Let |\psi\rangle = \alpha|0\rangle + \beta|1\rangle be the initial state of the qubit.
The environment is essentially trying to measure the qubit and, as the result, the two get entangled:
\Big( \alpha|0\rangle + \beta|1\rangle \Big) |e\rangle
\longmapsto
\alpha |0\rangle|e_{00}\rangle + \beta |1\rangle |e_{11}\rangle.
This state can also be written as
\begin{aligned}
\Big( \alpha|0\rangle + \beta|1\rangle \Big) |e\rangle
\longmapsto
& \Big( \alpha|0\rangle + \beta|1\rangle \Big) \frac{|e_{00}\rangle+|e_{11}\rangle}{2}
\\+& \Big( \alpha|0\rangle - \beta|1\rangle \Big) \frac{|e_{00}\rangle-|e_{11}\rangle}{2}.
\end{aligned}
or as
|\psi\rangle|e\rangle
\longmapsto
\mathbf{1}|\psi\rangle|e_{\mathbf{1}}\rangle + Z|\psi\rangle|e_Z\rangle,
where |e_{\mathbf{1}}\rangle = \frac12(|e_{00}\rangle + |e_{11}\rangle) and |e_Z\rangle = \frac12(|e_{00}\rangle - |e_{11}\rangle).

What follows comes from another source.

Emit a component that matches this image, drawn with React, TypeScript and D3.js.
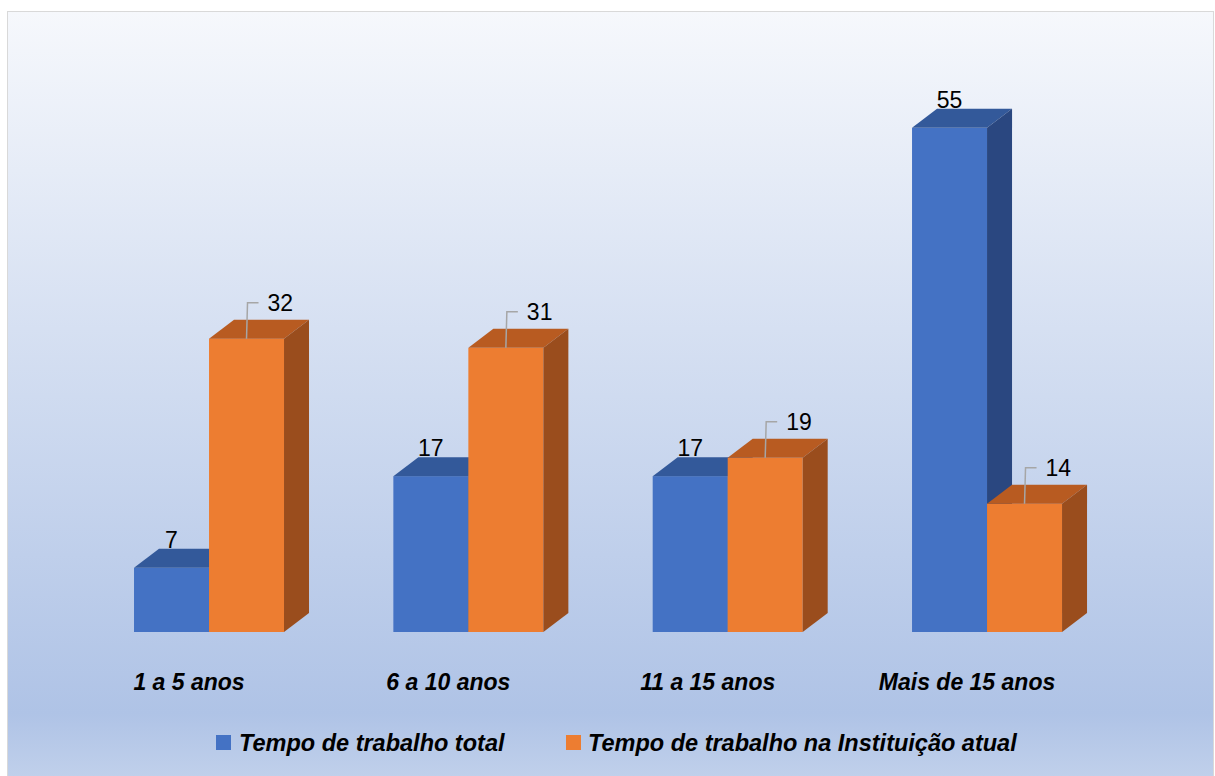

We may interpret this expression by saying that two things can happen to the qubit: nothing \mathbf{1} (first term), or phase-flip Z (second term).
This, however, should not be taken literally unless the states of the environment, |e_{\mathbf{1}}\rangle and |e_Z\rangle, are orthogonal.
This process is what we refer to as decoherence.